## BEGIN Records

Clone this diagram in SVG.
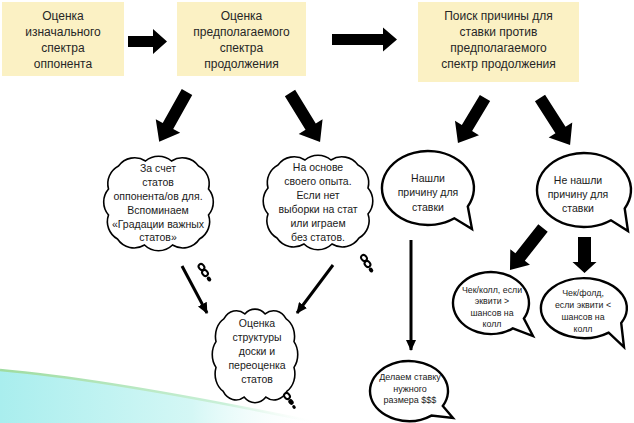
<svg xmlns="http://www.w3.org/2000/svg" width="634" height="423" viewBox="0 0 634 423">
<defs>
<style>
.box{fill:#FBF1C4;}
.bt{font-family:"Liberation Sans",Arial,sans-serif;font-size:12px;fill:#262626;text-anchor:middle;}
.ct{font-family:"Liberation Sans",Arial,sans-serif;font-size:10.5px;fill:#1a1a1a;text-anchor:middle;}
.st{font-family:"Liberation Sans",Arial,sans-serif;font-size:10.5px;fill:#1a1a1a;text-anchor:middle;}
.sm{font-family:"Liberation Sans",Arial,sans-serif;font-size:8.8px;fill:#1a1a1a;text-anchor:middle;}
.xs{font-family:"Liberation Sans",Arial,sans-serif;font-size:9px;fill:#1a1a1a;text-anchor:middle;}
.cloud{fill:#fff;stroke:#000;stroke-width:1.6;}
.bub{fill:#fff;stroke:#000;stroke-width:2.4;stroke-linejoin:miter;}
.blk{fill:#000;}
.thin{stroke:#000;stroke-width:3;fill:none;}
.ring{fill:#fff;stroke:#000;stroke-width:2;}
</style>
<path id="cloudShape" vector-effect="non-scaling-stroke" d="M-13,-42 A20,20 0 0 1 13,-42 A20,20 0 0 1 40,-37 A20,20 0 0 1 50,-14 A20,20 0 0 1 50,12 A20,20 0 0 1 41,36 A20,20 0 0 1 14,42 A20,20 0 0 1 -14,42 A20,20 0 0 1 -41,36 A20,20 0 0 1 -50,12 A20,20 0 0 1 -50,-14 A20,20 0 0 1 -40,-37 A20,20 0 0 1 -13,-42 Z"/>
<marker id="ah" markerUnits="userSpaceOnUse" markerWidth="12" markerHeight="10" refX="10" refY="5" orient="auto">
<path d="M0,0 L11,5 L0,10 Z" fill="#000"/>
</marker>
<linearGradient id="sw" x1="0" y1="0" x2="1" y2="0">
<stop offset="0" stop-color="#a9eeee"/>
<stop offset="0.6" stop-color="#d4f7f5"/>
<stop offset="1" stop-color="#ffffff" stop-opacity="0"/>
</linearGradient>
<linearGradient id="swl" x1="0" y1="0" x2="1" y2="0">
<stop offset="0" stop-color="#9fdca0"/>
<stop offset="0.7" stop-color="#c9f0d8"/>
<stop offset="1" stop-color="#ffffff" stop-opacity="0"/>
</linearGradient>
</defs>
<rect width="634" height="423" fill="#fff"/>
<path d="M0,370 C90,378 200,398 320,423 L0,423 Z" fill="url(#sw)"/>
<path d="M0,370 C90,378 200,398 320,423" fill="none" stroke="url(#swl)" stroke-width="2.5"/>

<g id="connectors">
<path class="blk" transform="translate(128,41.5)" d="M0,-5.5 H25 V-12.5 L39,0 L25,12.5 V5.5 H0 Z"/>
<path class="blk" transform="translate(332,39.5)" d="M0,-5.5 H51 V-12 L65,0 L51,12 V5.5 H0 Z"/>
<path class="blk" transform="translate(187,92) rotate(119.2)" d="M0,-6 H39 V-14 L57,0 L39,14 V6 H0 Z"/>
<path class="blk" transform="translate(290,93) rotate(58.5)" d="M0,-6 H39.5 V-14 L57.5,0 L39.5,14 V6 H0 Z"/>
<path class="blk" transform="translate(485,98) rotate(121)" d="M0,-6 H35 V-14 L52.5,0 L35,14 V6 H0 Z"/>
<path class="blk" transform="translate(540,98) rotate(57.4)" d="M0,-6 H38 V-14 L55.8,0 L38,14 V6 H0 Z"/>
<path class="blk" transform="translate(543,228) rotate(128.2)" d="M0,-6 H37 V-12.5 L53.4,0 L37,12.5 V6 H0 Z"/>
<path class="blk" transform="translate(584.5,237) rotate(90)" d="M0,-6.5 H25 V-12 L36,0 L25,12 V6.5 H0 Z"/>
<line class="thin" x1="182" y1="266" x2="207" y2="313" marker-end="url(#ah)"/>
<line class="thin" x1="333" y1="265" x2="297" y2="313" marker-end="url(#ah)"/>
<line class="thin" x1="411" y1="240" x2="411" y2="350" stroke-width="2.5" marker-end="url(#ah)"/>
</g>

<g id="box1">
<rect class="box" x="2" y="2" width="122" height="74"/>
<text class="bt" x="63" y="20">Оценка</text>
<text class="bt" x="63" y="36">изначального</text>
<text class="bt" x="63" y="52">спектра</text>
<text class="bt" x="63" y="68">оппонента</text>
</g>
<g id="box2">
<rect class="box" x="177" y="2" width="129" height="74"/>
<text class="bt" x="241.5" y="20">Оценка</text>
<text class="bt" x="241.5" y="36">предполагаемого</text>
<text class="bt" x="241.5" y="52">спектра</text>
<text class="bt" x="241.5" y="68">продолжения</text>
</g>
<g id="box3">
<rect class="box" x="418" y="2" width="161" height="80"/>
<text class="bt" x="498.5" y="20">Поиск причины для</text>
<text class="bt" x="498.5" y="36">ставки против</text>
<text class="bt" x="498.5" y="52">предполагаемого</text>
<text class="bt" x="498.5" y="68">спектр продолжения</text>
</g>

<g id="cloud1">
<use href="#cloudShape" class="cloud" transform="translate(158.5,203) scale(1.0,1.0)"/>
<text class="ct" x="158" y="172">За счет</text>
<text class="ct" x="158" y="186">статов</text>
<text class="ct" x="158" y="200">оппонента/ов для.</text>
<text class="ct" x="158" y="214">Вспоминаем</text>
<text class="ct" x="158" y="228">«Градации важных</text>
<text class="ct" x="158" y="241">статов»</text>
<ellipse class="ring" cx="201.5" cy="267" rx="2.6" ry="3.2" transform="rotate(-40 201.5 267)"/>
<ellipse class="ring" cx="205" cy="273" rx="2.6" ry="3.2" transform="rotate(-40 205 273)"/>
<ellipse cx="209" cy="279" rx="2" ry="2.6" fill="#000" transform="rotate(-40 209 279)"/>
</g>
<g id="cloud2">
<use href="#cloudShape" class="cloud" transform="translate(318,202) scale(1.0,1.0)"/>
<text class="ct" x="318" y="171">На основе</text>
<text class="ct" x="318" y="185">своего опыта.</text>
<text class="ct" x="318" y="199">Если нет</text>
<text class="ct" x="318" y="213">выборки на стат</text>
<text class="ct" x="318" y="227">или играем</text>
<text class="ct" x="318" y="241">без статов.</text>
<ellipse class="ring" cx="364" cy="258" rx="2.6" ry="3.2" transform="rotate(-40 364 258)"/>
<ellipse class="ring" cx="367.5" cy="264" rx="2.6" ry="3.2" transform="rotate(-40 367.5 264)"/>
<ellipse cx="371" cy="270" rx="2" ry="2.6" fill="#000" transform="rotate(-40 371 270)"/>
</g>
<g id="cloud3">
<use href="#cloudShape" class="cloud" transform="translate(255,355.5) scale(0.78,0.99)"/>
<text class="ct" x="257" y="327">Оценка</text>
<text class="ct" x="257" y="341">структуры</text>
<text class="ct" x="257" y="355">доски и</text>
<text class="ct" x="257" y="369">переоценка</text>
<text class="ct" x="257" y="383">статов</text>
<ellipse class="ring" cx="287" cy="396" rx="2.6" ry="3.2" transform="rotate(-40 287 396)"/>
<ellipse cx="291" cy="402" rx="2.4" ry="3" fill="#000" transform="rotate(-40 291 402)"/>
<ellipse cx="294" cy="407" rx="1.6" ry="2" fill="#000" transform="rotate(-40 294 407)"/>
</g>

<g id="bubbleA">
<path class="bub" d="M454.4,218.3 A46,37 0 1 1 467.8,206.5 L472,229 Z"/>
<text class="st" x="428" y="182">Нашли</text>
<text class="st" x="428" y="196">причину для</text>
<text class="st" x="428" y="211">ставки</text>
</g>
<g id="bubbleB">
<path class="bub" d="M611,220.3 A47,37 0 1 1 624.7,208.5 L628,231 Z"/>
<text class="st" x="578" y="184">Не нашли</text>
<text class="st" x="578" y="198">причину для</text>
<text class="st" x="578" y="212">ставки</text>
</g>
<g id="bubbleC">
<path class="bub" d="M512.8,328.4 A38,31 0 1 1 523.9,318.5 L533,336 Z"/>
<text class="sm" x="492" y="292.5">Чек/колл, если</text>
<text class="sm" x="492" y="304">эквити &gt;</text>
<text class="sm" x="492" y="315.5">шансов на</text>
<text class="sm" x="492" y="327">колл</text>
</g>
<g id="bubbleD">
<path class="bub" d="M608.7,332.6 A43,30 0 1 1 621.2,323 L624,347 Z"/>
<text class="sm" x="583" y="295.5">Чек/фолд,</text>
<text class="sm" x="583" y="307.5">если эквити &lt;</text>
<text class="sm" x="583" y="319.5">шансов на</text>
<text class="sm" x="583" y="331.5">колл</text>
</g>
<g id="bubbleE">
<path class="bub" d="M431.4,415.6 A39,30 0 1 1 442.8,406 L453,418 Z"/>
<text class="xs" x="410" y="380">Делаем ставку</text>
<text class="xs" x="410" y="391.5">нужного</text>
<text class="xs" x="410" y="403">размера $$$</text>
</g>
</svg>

## END Records
## BEGIN Records

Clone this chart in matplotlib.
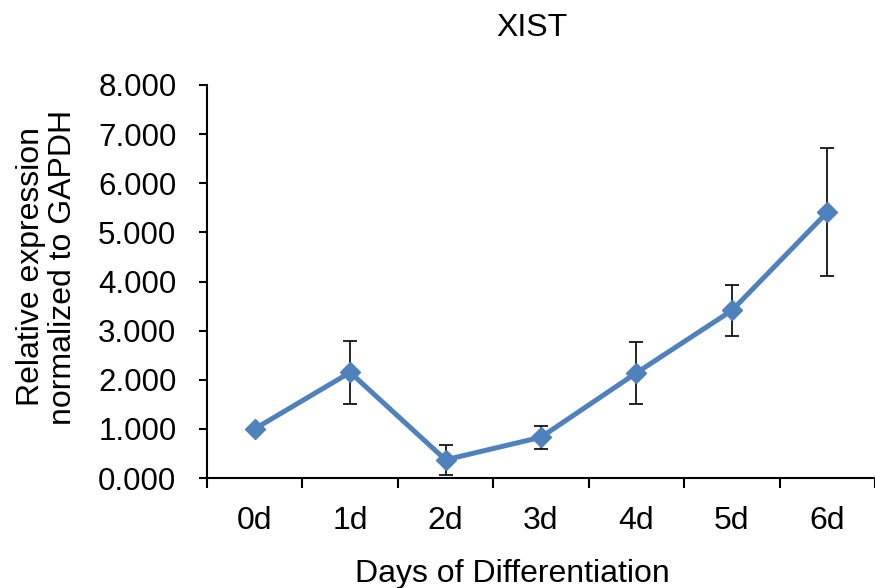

## END Records

:: Description of the task ::
Using the records above, find and show each line with the string "this".

:: Written answer ::
Clone this diagram in SVG.
Clone this chart in matplotlib.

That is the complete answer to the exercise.